To do:
Check each line of the material below, and copy it if it holds the string "seaborn".

# Start of Data entries

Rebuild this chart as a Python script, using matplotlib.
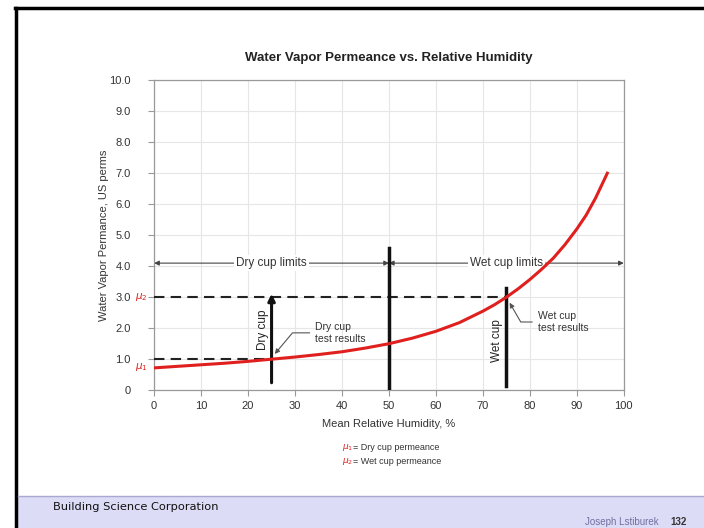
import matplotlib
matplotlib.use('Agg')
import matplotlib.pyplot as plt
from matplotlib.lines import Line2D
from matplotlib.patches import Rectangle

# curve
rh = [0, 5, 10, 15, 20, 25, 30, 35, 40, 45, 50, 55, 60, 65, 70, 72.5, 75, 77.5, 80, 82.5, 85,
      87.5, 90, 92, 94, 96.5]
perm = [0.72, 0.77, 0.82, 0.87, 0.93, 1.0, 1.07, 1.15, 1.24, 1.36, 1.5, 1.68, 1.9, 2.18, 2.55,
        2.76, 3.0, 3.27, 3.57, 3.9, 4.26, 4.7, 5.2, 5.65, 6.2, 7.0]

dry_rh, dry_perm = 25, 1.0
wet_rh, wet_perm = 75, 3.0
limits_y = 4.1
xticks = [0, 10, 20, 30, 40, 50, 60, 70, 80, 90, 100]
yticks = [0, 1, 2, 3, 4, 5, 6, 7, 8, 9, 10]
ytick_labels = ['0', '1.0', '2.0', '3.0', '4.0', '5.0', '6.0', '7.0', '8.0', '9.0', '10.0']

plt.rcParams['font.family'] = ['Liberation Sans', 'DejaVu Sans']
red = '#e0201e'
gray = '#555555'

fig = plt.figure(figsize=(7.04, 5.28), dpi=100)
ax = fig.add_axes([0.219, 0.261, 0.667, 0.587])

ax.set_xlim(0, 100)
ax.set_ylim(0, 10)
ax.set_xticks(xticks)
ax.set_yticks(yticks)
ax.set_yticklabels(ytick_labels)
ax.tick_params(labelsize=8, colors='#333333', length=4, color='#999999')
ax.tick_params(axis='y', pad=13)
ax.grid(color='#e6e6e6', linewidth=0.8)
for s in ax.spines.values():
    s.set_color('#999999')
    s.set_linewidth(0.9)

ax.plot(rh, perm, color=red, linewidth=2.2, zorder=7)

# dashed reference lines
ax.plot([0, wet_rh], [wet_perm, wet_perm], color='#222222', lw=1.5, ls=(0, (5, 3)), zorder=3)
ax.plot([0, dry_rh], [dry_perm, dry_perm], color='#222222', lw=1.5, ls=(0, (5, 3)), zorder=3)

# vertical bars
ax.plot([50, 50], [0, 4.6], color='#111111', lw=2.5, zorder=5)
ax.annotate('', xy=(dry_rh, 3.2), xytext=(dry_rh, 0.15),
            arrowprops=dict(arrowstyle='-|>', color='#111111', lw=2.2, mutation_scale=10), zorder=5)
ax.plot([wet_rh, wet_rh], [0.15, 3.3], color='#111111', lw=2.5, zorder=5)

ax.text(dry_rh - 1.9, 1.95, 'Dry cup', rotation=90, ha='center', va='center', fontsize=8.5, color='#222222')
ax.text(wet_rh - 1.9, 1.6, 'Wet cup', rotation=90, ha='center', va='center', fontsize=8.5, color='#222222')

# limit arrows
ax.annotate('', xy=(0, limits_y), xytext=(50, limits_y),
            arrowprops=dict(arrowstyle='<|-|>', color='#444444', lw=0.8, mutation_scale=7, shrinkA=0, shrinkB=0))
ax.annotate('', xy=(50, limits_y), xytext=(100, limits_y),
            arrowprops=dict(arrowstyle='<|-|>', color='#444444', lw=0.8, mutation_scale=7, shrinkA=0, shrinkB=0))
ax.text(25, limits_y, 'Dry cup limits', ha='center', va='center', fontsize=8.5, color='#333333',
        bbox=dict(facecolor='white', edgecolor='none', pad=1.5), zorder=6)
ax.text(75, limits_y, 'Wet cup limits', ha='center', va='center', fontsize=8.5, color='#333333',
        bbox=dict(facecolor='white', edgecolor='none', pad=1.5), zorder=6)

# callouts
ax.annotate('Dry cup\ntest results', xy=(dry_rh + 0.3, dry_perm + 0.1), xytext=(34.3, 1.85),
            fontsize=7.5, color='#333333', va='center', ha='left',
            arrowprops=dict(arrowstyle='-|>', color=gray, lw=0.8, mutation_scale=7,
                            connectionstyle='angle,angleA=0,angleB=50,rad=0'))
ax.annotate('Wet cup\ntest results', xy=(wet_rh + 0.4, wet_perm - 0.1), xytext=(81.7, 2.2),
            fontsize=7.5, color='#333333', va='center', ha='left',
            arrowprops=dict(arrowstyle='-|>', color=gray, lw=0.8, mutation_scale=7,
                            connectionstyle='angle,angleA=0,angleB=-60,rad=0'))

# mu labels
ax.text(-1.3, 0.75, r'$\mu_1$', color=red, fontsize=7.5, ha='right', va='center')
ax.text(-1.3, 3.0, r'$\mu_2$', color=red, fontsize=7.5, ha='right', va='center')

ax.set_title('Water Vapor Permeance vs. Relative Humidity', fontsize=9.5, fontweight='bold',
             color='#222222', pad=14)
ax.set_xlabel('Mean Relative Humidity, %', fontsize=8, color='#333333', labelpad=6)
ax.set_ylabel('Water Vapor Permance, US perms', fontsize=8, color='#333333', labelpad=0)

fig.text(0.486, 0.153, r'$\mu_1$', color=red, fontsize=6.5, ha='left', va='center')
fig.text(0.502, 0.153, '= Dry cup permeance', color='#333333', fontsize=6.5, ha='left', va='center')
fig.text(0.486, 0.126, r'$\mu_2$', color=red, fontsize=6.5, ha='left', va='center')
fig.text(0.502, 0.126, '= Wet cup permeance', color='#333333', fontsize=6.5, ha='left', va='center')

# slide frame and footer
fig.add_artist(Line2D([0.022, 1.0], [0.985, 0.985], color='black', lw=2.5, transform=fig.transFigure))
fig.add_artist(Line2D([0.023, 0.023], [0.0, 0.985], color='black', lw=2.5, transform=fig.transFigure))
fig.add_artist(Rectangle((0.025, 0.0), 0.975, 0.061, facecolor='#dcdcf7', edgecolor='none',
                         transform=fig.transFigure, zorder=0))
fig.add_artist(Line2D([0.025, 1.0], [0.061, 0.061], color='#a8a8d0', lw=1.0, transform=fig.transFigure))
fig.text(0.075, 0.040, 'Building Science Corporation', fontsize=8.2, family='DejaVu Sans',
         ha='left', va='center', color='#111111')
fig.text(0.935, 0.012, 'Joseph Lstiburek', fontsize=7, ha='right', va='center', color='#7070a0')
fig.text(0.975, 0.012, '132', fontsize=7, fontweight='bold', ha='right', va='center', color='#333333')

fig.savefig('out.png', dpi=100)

# End of Data entries
# Start of Data entries

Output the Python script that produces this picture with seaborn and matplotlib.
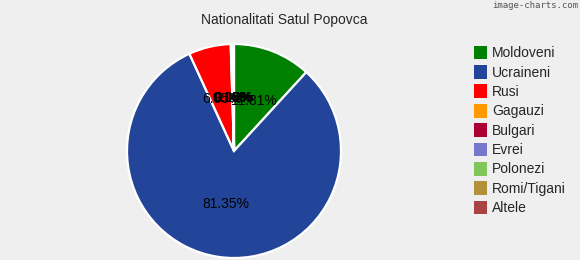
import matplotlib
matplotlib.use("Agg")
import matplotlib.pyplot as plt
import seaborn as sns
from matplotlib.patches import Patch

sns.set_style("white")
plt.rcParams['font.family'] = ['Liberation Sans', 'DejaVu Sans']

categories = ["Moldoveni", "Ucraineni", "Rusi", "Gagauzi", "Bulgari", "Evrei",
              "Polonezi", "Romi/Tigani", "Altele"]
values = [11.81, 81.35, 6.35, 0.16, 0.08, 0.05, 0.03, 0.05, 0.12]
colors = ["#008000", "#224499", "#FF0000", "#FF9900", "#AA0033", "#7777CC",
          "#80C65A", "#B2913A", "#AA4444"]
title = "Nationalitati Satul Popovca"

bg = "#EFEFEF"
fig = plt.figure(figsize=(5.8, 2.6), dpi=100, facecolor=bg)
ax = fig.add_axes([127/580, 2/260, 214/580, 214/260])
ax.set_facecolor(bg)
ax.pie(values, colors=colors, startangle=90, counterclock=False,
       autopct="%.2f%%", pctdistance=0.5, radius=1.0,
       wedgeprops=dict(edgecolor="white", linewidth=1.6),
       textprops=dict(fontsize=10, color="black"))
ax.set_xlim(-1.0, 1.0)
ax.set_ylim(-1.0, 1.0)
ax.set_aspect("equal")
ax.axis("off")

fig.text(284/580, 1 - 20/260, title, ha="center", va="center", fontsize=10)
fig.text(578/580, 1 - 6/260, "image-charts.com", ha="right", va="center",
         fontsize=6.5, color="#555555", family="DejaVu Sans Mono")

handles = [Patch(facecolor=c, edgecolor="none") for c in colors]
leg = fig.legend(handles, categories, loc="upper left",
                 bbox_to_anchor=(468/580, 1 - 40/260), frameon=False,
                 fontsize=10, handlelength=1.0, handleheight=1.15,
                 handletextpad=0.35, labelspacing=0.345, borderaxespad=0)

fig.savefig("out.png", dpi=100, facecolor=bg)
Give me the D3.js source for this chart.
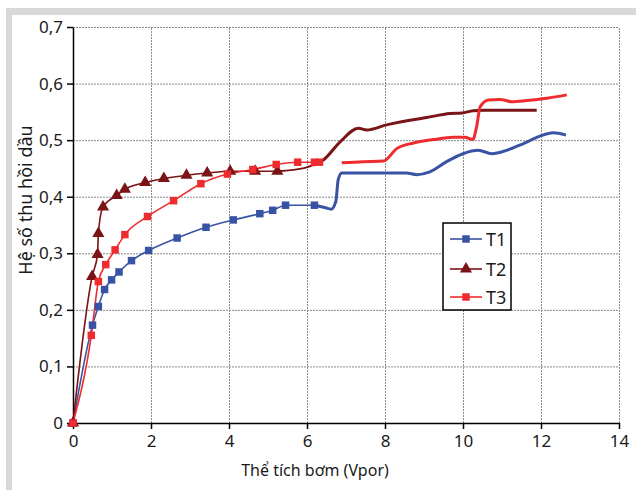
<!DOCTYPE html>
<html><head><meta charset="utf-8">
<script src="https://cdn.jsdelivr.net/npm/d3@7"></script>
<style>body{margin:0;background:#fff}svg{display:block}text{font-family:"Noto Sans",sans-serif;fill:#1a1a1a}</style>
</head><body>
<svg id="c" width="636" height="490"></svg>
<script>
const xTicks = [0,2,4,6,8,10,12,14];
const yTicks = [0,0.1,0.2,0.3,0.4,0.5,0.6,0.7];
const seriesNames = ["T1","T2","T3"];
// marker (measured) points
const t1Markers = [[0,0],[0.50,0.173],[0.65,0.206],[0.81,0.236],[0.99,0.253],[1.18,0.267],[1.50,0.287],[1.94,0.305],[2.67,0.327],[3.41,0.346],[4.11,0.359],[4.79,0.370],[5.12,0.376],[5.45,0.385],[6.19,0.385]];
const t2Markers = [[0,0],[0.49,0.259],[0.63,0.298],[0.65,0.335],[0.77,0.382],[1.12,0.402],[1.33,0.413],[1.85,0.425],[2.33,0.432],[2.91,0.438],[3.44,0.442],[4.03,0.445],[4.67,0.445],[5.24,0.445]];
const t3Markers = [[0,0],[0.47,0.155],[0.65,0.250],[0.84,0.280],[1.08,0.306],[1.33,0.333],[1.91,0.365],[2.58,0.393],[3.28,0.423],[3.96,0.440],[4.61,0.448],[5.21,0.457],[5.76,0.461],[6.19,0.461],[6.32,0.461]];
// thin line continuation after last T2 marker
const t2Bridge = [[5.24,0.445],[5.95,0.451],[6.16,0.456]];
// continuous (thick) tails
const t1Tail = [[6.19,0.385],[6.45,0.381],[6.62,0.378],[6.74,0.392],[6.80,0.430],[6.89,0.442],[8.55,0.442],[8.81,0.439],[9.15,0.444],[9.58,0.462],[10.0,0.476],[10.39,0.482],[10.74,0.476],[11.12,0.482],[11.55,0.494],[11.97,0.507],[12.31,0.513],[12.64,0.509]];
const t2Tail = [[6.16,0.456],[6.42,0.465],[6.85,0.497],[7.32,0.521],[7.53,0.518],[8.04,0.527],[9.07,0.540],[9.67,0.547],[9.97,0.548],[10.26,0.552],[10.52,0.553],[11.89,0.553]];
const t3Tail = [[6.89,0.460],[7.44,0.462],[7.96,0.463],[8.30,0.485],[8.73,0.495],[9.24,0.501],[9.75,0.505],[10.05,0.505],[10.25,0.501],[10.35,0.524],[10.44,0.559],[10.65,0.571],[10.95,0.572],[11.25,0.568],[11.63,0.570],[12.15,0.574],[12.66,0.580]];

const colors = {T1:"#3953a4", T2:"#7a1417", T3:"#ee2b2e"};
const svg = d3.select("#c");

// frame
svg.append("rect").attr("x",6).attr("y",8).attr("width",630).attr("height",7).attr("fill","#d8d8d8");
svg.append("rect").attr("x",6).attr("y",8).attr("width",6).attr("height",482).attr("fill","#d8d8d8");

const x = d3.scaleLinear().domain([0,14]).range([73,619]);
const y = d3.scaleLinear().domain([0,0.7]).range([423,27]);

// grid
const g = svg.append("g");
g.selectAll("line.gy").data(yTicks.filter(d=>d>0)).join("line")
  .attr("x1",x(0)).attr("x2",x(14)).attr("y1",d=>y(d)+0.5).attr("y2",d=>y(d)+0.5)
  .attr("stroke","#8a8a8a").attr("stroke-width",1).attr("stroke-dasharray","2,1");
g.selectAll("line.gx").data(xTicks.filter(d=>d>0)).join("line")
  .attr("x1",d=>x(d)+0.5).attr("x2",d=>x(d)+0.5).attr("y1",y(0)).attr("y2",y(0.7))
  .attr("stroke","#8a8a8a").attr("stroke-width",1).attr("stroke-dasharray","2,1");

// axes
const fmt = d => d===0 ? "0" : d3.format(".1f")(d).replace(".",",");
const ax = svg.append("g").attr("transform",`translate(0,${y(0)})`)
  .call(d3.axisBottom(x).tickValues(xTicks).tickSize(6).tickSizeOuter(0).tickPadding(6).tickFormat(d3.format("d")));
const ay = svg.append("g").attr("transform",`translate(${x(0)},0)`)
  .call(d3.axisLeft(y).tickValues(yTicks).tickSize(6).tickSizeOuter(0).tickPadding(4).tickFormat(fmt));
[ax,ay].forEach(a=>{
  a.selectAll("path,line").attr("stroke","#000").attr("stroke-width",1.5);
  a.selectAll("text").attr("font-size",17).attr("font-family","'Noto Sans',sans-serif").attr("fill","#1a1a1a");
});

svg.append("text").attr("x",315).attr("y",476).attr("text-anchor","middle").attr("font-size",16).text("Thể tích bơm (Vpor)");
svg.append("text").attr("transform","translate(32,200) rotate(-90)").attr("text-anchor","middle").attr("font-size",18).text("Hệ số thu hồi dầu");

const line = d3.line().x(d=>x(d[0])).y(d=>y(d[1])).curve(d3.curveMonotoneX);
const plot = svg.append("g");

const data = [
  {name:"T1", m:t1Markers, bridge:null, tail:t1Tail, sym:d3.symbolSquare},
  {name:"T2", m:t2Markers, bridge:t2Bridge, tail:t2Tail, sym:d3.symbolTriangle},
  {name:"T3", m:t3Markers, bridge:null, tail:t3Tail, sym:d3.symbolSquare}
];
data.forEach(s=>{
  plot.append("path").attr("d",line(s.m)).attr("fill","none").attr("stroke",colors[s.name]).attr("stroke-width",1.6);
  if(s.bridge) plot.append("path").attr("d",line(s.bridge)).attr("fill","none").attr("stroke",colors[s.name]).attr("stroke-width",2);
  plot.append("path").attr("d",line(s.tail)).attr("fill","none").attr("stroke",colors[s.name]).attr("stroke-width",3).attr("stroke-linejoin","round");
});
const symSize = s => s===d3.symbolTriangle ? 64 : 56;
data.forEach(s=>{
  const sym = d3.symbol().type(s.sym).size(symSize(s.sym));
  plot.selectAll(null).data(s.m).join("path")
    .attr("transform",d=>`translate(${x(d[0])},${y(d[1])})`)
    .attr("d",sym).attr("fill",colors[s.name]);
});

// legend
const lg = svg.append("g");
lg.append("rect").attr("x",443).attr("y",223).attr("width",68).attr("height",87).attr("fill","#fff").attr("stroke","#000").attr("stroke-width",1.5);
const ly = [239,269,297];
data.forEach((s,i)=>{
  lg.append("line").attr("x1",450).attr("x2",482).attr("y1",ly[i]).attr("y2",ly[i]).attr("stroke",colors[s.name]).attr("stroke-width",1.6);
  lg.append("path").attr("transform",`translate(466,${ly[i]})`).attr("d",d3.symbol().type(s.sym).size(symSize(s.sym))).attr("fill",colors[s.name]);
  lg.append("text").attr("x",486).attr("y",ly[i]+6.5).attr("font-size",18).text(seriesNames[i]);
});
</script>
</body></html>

# End of Data entries
# Start of Data entries

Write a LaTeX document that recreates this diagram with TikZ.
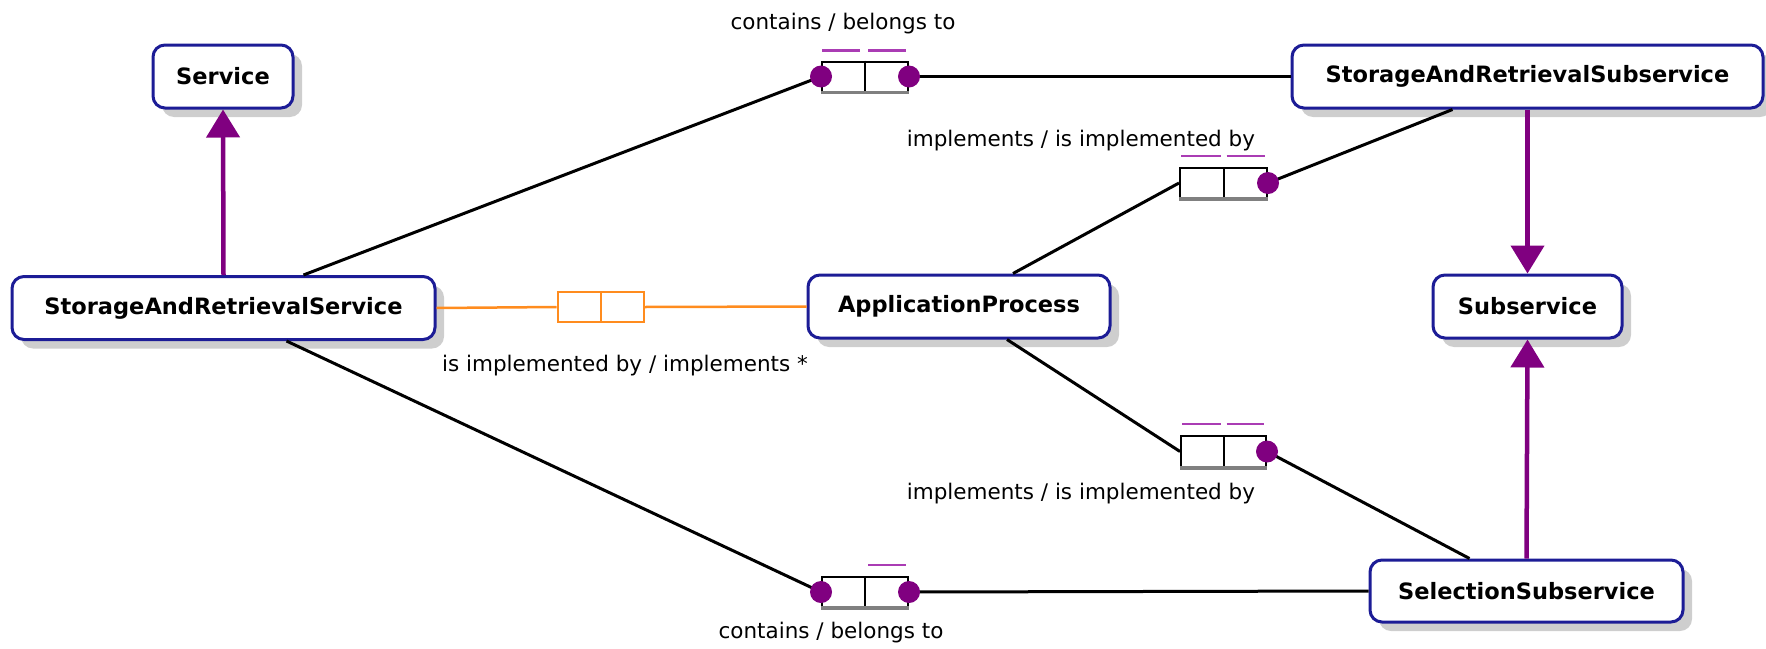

# End of Data entries

Solved exercise:
Output the Python script that produces this picture with seaborn and matplotlib.
import seaborn as sns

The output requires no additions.